Another way to handle this is to enter tax-inclusive prices, adjusting them to match the supplier’s total. That method is described in this Guide: https://www.manager.io/guides/9499.

If you are worried about what an auditor might think, remember two facts:

  • Auditors are well aware of this situation. In fact, most tax regulations explicitly allow both methods. And they’ve seen it many times before. Since your VAT calculations will match your supplier’s, the auditors will not care what a sub-total says you paid for the items. If anything, they will check what the line item says you paid for an item.
  • Your tax liability will be the net of many transactions, both buying and selling. There is an excellent chance the rounding differences will balance out to zero. Even if they don’t, they will likely be minimal. If you are reporting in whole currency units, they will probably not even be visible.

So do not go the second step of your last screen shot. Adjusting the adjustment hardly makes sense. And your VAT worksheet won’t work with it anyway.

you do not have to select any account as the line item because the 100% tax code itself is assigned to the default Tax payable account or any other account of your choice when you create it.

all you have to do is enter the difference under the Unit price column and then select the tax code against it. if you drill down on the Tax payable account from your Summary page, you can see this value accounted for.

@sharpdrivetek’s information is partially outdated. As of version 19.11.85, the default Tax payable account no longer exists. You must now create your own tax liability account, if you don’t already have one. Regardless, you must select an account for any new tax code you define. See Create and use tax codes | Manager.

It is true that you do not select an account for the line item, only the tax code.

If you already were using the program prior to v19.11.85, you had a default Tax payable account back then, and it was automatically converted to an ordinary account with the same name upon updating.

Thanks for all your help! I’m actually doing it straight into a payment, not via an invoice (was easier to use the test purchase invoice I’d just created as an example) so not sure it’s all the same, e.g. the tax codes then do have to be entered in the payment.

But in any case I’ve reached my limit of time looking in to, so decided I’d should just not be so pedantic!! I’ve made sure the amounts match up coming out my bank account. I didn’t add any rounding line items as just seems like a bodge and still didn’t make all the numbers line up. The VAT is still off I think but that will just have to be how it is if there’s no native option in Manager.

Firstly, rounding is a standard accounting practise - so it is not a bodge.

Secondly, I wouldn’t use the 100% tax code, but a P&L account for the adjustment.

Thirdly, your screenshots show a negative quantity, no need for that, just enter the unit price as a negative.

this is not wrong. but when the descrepancy is usually because of tax rounding differences, having the rounding off value offsetting in the same account as the other tax codes will give a clearer idea of the tax owed or tax credit available for the business. else, a journal entry would be needed offsetting the P&L account and the Tax payable account.

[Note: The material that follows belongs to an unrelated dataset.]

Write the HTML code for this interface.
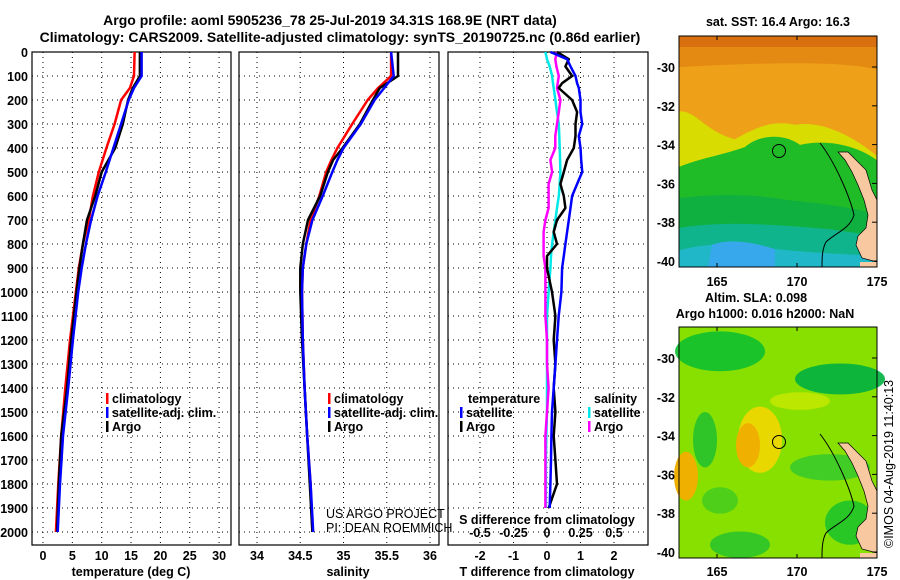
<!DOCTYPE html>
<html><head><meta charset="utf-8"><title>Argo profile</title>
<style>
html,body{margin:0;padding:0;background:#fff;}
svg{display:block;font-family:"Liberation Sans",Arial,sans-serif;}
.b{font-weight:bold;font-size:12.5px;}
.n{font-size:12.5px;}
.t{font-weight:bold;font-size:14px;}
.grid{stroke:#000;stroke-width:1;stroke-dasharray:1,4;}
</style></head>
<body>
<svg id="fig" width="900" height="580" viewBox="0 0 900 580" xmlns="http://www.w3.org/2000/svg">
<text class="t" x="330" y="25" text-anchor="middle">Argo profile: aoml 5905236_78 25-Jul-2019 34.31S 168.9E (NRT data)</text>
<text class="t" x="340" y="42" text-anchor="middle">Climatology: CARS2009. Satellite-adjusted climatology: synTS_20190725.nc (0.86d earlier)</text>

<g id="p1"></g>
<g id="p2"></g>
<g id="p3"></g>

<!-- SST map -->
<text class="b" x="778" y="26" text-anchor="middle">sat. SST: 16.4 Argo: 16.3</text>
<g transform="translate(0,0.46) scale(1,1.1106)">
<rect x="679" y="32" width="198" height="208" fill="#eea018"/>
<rect x="679" y="32" width="198" height="10" fill="#d87010"/>
<path d="M679,42 H877 V62 C840,54 760,56 679,60 Z" fill="#e48a12"/>
<path d="M679,100 C695,98 705,118 735,125 C760,112 775,108 795,112 C820,108 850,120 877,140 V240 H679 Z" fill="#d8dc00"/>
<path d="M679,150 C700,142 720,140 745,132 C760,120 785,120 800,130 C830,124 860,132 877,144 V240 H679 Z" fill="#20bc28"/>
<path d="M679,178 C700,176 740,172 790,180 C830,183 860,188 877,193 V240 H679 Z" fill="#10b040"/>
<path d="M679,205 C720,198 780,202 830,206 L877,212 V240 H679 Z" fill="#10b48c"/>
<path d="M679,225 C700,220 720,218 760,222 C790,226 830,228 877,230 V240 H679 Z" fill="#20b8c8"/>
<path d="M712,220 C730,214 755,218 775,224 L775,240 H708 Z" fill="#38a8ec"/>
</g>
<g id="land1"></g>
<circle cx="779" cy="151" r="6.5" fill="none" stroke="#000" stroke-width="1"/>
<rect x="679" y="36" width="198" height="231" fill="none" stroke="#000"/>
<g id="m1ax"></g>

<!-- SLA map -->
<text class="b" x="756" y="302" text-anchor="middle">Altim. SLA: 0.098</text>
<text class="b" x="765" y="318" text-anchor="middle">Argo h1000: 0.016 h2000: NaN</text>
<g transform="translate(0,3.15) scale(1,1.1053)">
<rect x="679" y="293" width="198" height="209" fill="#88e000"/>
<ellipse cx="720" cy="315" rx="45" ry="18" fill="#10c030" opacity="0.9"/>
<ellipse cx="840" cy="340" rx="45" ry="14" fill="#00b040" opacity="0.9"/>
<ellipse cx="760" cy="395" rx="22" ry="30" fill="#e8d800"/>
<ellipse cx="748" cy="400" rx="12" ry="20" fill="#f0b000"/>
<ellipse cx="686" cy="428" rx="12" ry="22" fill="#f0b000"/>
<ellipse cx="705" cy="395" rx="12" ry="25" fill="#20c030" opacity="0.85"/>
<ellipse cx="830" cy="420" rx="40" ry="12" fill="#30c830" opacity="0.8"/>
<ellipse cx="740" cy="490" rx="30" ry="12" fill="#20c030" opacity="0.8"/>
<ellipse cx="720" cy="450" rx="18" ry="12" fill="#40cc20" opacity="0.8"/>
<ellipse cx="800" cy="360" rx="30" ry="8" fill="#c8e800" opacity="0.8"/>
<ellipse cx="850" cy="470" rx="25" ry="20" fill="#10c030" opacity="0.8"/>
</g>
<g id="land2"></g>
<circle cx="779" cy="442" r="6.5" fill="none" stroke="#000" stroke-width="1"/>
<rect x="679" y="327" width="198" height="231" fill="none" stroke="#000"/>
<g id="m2ax"></g>
<text x="893" y="548" font-size="12.5" transform="rotate(-90 893 548)">©IMOS 04-Aug-2019 11:40:13</text>
</svg>
<script>
// ---------- data ----------
const tDepth = [0,100,150,200,300,400,500,600,700,800,900,1000,1200,1400,1600,1800,2000];
const tClim  = [15.6,15.5,14.8,13.3,12.2,10.8,9.5,8.5,7.8,6.8,6.1,5.6,4.6,3.8,3.1,2.6,2.2];
const tSat   = [16.8,16.8,15.5,14.6,13.3,12.0,10.7,9.3,8.2,7.3,6.6,6.0,5.1,4.3,3.4,2.9,2.5];
const tArgo  = [16.5,16.5,15.3,14.5,13.6,12.3,10.0,8.9,7.5,6.8,6.2,5.7,4.8,4.1,3.1,2.7,2.4];
const sDepth = [0,100,150,200,300,400,450,500,600,700,800,900,1000,1200,1400,1600,1800,2000];
const sClim  = [35.55,35.55,35.40,35.28,35.10,34.93,34.86,34.80,34.72,34.62,34.57,34.53,34.52,34.53,34.55,34.58,34.62,34.64];
const sSat   = [35.55,35.58,35.47,35.36,35.20,35.00,34.93,34.87,34.76,34.64,34.57,34.53,34.52,34.53,34.55,34.58,34.62,34.65];
const sArgo  = [35.63,35.63,35.42,35.34,35.19,34.99,34.88,34.82,34.73,34.59,34.53,34.50,34.50,34.52,34.55,34.58,34.61,34.64];
const dDepth = [0,30,60,100,130,150,200,250,300,350,400,450,500,550,600,650,700,750,800,850,900,1000,1100,1200,1300,1400,1500,1600,1700,1800,1900];
const dTSat  = [0.1,0.6,0.7,0.85,0.9,0.95,1.0,1.0,1.05,0.95,1.0,1.02,1.05,0.9,0.75,0.7,0.65,0.6,0.55,0.5,0.45,0.43,0.35,0.3,0.25,0.2,0.15,0.13,0.12,0.1,0.08];
const dTArgo = [0.3,0.65,0.55,0.75,0.45,0.35,0.75,0.9,0.85,0.85,0.8,0.6,0.5,0.4,0.5,0.55,0.3,0.2,0.3,0.0,0.0,0.15,0.25,0.2,0.25,0.2,0.25,0.2,0.25,0.3,0.05];
const dSSat  = [-0.012,0.0,0.02,0.038,0.045,0.05,0.063,0.075,0.088,0.092,0.095,0.098,0.1,0.095,0.088,0.075,0.063,0.05,0.038,0.03,0.025,0.012,0.0,0.0,0.0,0.0,0.0,-0.005,-0.008,-0.008,-0.008];
const dSArgo = [0.075,0.062,0.07,0.088,0.08,0.075,0.1,0.088,0.075,0.062,0.062,0.025,0.038,0.012,0.012,0.012,-0.012,-0.025,-0.025,-0.025,-0.012,-0.012,-0.012,0.0,0.0,0.012,0.0,-0.012,-0.012,-0.012,-0.012];
const depthTicks = [0,100,200,300,400,500,600,700,800,900,1000,1100,1200,1300,1400,1500,1600,1700,1800,1900,2000];
const tTicks = [0,5,10,15,20,25,30];
const sTicks = [34,34.5,35,35.5,36];
const dTTicks = [-2,-1,0,1,2];
const dSTicks = [-0.5,-0.25,0,0.25,0.5];
const latTicks = [-30,-32,-34,-36,-38,-40];
const lonTicks = [165,170,175];

const NS = 'http://www.w3.org/2000/svg';
function mk(tag, parent, attrs){const e=document.createElementNS(NS,tag);for(const k in attrs)e.setAttribute(k,attrs[k]);parent.appendChild(e);return e;}
const yD = d => 52 + d*0.24;
const xT = v => 43 + v*5.87;
const xS = v => 257 + (v-34)*86.5;
const xDT = v => 547 + v*33.5;
const xDS = v => 547 + v*4*33.5;

function frame(g, x0, x1, xticks, xf, labelY){
  depthTicks.forEach(d=>{ if(d>0){const l=mk('line',g,{x1:x0,x2:x1,y1:yD(d),y2:yD(d),class:'grid'});
     }});
  xticks.forEach(v=>{const l=mk('line',g,{x1:xf(v),x2:xf(v),y1:52,y2:545,class:'grid'});
     
    const t=mk('text',g,{x:xf(v),y:labelY,'text-anchor':'middle',class:'b'});t.textContent=v;
     });
  const r=mk('rect',g,{x:x0,y:52,width:x1-x0,height:493,fill:'none',stroke:'#000','stroke-width':1.2});
   
}
function line(g, depths, vals, xf, color, name){
  const pts = depths.map((d,i)=>xf(vals[i]).toFixed(1)+','+yD(d).toFixed(1)).join(' ');
  const p=mk('polyline',g,{points:pts,fill:'none',stroke:color,'stroke-width':2.5,'stroke-linejoin':'round'});
   
}
function legend(g, x, y, items){
  items.forEach((it,i)=>{
    const r=mk('rect',g,{x:x,y:y+i*14-10,width:2.5,height:11,fill:it[1]});
     
    const t=mk('text',g,{x:x+6,y:y+i*14,class:'b'}); t.textContent=it[0];
     
  });
}
function txt(g,x,y,s,cls,anchor,name){const t=mk('text',g,{x:x,y:y,class:cls,'text-anchor':anchor});t.textContent=s;
    return t;}

// Panel 1
const p1=document.getElementById('p1');
frame(p1,32,231,tTicks,xT,560);
depthTicks.forEach(d=>{txt(p1,28,yD(d)+5,d,'b','end','y-tick-label');});
line(p1,tDepth,tClim,xT,'#ff0000','temp-climatology-line');
line(p1,tDepth,tArgo,xT,'#000000','temp-argo-line');
line(p1,tDepth,tSat,xT,'#0000ff','temp-satellite-line');
legend(p1,106,403,[['climatology','#ff0000'],['satellite-adj. clim.','#0000ff'],['Argo','#000000']]);
txt(p1,131,576,'temperature (deg C)','b','middle','x-axis-title-temperature');

// Panel 2
const p2=document.getElementById('p2');
frame(p2,239,439,sTicks,xS,560);
line(p2,sDepth,sClim,xS,'#ff0000','sal-climatology-line');
line(p2,sDepth,sArgo,xS,'#000000','sal-argo-line');
line(p2,sDepth,sSat,xS,'#0000ff','sal-satellite-line');
legend(p2,328,403,[['climatology','#ff0000'],['satellite-adj. clim.','#0000ff'],['Argo','#000000']]);
txt(p2,348,576,'salinity','b','middle','x-axis-title-salinity');
txt(p2,326,518,'US ARGO PROJECT','n','start','credit-project');
txt(p2,326,532,'PI: DEAN ROEMMICH','n','start','credit-pi');

// Panel 3
const p3=document.getElementById('p3');
frame(p3,448,648,dTTicks,xDT,560);
line(p3,dDepth,dSSat,xDS,'#00e8e8','sdiff-satellite-line');
line(p3,dDepth,dSArgo,xDS,'#ff00ff','sdiff-argo-line');
line(p3,dDepth,dTArgo,xDT,'#000000','tdiff-argo-line');
line(p3,dDepth,dTSat,xDT,'#0000ff','tdiff-satellite-line');
dSTicks.forEach(v=>{txt(p3,xDS(v),537,v,'b','middle','s-tick-label');});
txt(p3,547,524,'S difference from climatology','b','middle','s-axis-title');
txt(p3,547,576,'T difference from climatology','b','middle','t-axis-title');
txt(p3,468,403,'temperature','b','start','legend-title-temperature');
legend(p3,460,417,[['satellite','#0000ff'],['Argo','#000000']]);
txt(p3,594,403,'salinity','b','start','legend-title-salinity');
legend(p3,588,417,[['satellite','#00e8e8'],['Argo','#ff00ff']]);

// Map axes
function mapAxes(gid, y0, y1, latY, lonLabelY){
  const g=document.getElementById(gid);
  latTicks.forEach(v=>{const y=latY(v);
    mk('line',g,{x1:872,x2:877,y1:y,y2:y,stroke:'#000'});
    txt(g,675,y+5,v,'b','end','lat-tick-label');});
  lonTicks.forEach(v=>{const x=717+(v-165)*16;
    mk('line',g,{x1:x,x2:x,y1:y0,y2:y0+4,stroke:'#000'});
    mk('line',g,{x1:x,x2:x,y1:y1-4,y2:y1,stroke:'#000'});
    txt(g,x,lonLabelY,v,'b','middle','lon-tick-label');});
}
mapAxes('m1ax',36,267,v=>67+(-30-v)*19.4,286);
mapAxes('m2ax',327,558,v=>358+(-30-v)*19.4,576);

// Land + shelf contour (offsets relative to the -30 latitude line)
function land(gid, y30, yBottom){
  const g=document.getElementById(gid);
  const pts=[[838,85],[845,93],[852,105],[858,118],[864,133],[868,148],[866,161],[858,169],[856,178],[862,191],[877,195],[877,133],[872,123],[866,103],[856,93],[848,85]];
  const p=mk('polygon',g,{points:pts.map(q=>q[0]+','+(q[1]+y30)).join(' '),fill:'#f8c8a0',stroke:'#000','stroke-width':0.7});
   
  const tail=mk('rect',g,{x:860,y:195+y30,width:17,height:Math.max(0,yBottom-(195+y30)),fill:'#f8c8a0'});
   
  const c=mk('path',g,{d:'M820,'+(76+y30)+' C835,'+(95+y30)+' 850,'+(130+y30)+' 854,'+(148+y30)+' C850,'+(162+y30)+' 835,'+(166+y30)+' 826,'+(175+y30)+' C822,'+(182+y30)+' 822,'+(192+y30)+' 822,'+yBottom,fill:'none',stroke:'#000','stroke-width':1});
   
}
land('land1',67,267);
land('land2',358,558);
</script>
</body></html>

Not necessarily. When you make the payment or receive the refund, just enter the Tax Payable account rounding adjustment as a line item on the Payment or Receipt.

Generally this is true except for countries where Manager has down stream processing such as tax calculation worksheets.

The user created 100% rate code will add the rounding to the “tax payable” account, but the rounding wouldn’t be incorporated into the worksheet as the tax code has been allocated a worksheet field to be associated with, so the rounding difference will remain between the GL account and the worksheet, hence the suggested usage of a P&L expense account.

However, this could be resolved when users can up load tax codes into localisation as they “should” be required to associate the tax code to a worksheet field.